A federal judge ruled Monday that Pennsylvania must count undated or wrongly dated mail-in ballots, finding that a previous law rejecting such ballots violated the First and 14th Amendments.
The ruling stems from a lawsuit, originally filed in 2022 by three Pennsylvania voters, along with the campaign of U.S. Sen. John Fetterman (D), the Democratic Senatorial Campaign Committee and the Democratic Congressional Campaign Committee, challenging the state’s instructions to county boards of elections that any mail-in ballot that’s timely cast but either missing a date or containing the wrong date on the outer return envelopes should not be counted.
In the lawsuit, the plaintiffs argued that not counting undated mail-in ballots violates the Materiality Provision of the Civil Rights Act because it denies an individual the right to vote for a reason that is not material to determining that individual’s eligibility. The plaintiffs argued that the date requirement is immaterial because “Pennsylvania law determines voter eligibility based on the date of the election—rather than the date of marking the ballot—[so] the Date Instruction provides no information about whether a voter is qualified.”

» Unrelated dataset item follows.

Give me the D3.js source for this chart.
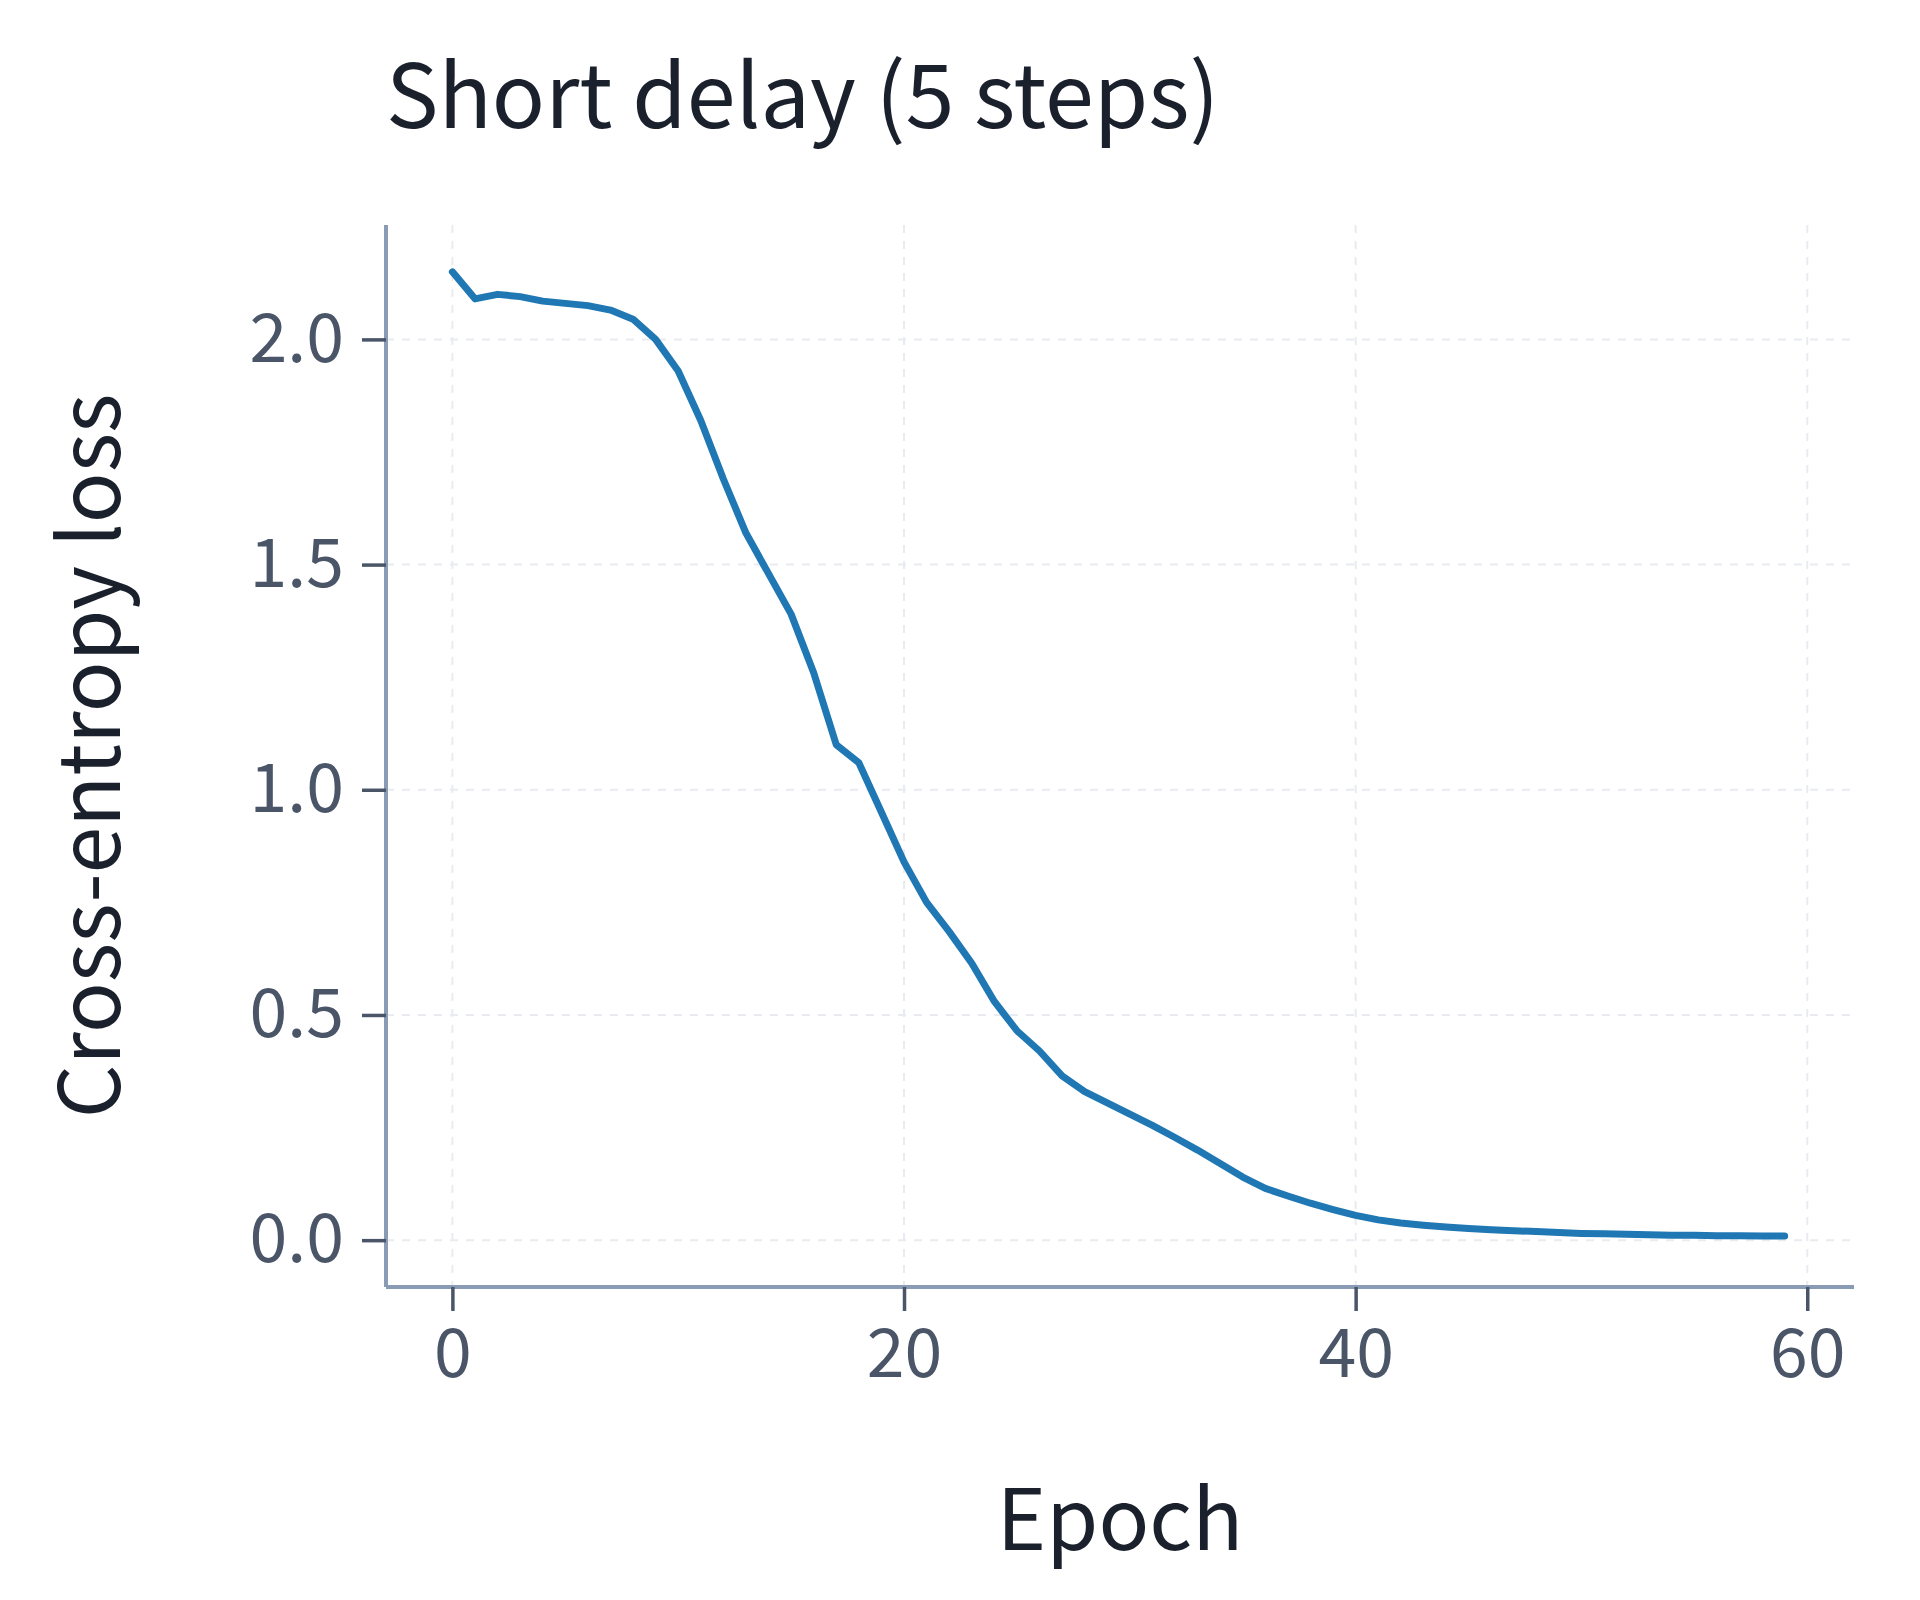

The plaintiffs also argued that rejecting undated mail-in ballots also violates the First and 14th Amendments by placing an undue burden on the right to vote.
In her ruling, District Court Judge Susan Paradise Baxter, who was appointed by President Donald Trump in his first term, found that the state didn’t violate the Materiality Provision, citing a previous federal court ruling that found a date requirement on mail-in ballots doesn’t violate that particular provision of the Civil Rights Act.
But the court in this case found that Pennsylvania did violate the First and 14th Amendments “by imposing impermissible burdens on Pennsylvanians’ fundamental right to vote—burdens that are not justified by any state interest.”
The issue of counting undated mail-in ballots was also the focal point of a series of post-election lawsuits last year in Pennsylvania, in the hotly contested U.S. Senate race between Sen. David McCormick (R) and former Sen. Bob Casey (D). Three Pennsylvania counties — Bucks, Montgomery and Philadelphia — decided to count undated mail-in ballots, despite two previous Pennsylvania Supreme Court orders in similar lawsuits that temporarily halted all counties from counting such ballots. McCormick and the Republican National Committee sued in all 67 Pennsylvania counties to ensure that no undated mail-in ballots would be counted in the 2024 election. After the state Supreme Court’s ruling on the issue in September, there was some ambiguity on how it would affect the November general election, which is why some boards of elections went ahead with counting undated mail-in ballots.
With this ruling, Pennsylvania can’t reject any mail-in ballots that have undated or wrongly dated return envelopes. But a similar case is still playing out in state court, with the Pennsylvania Supreme Court set to decide if counting such ballots violates the state constitution.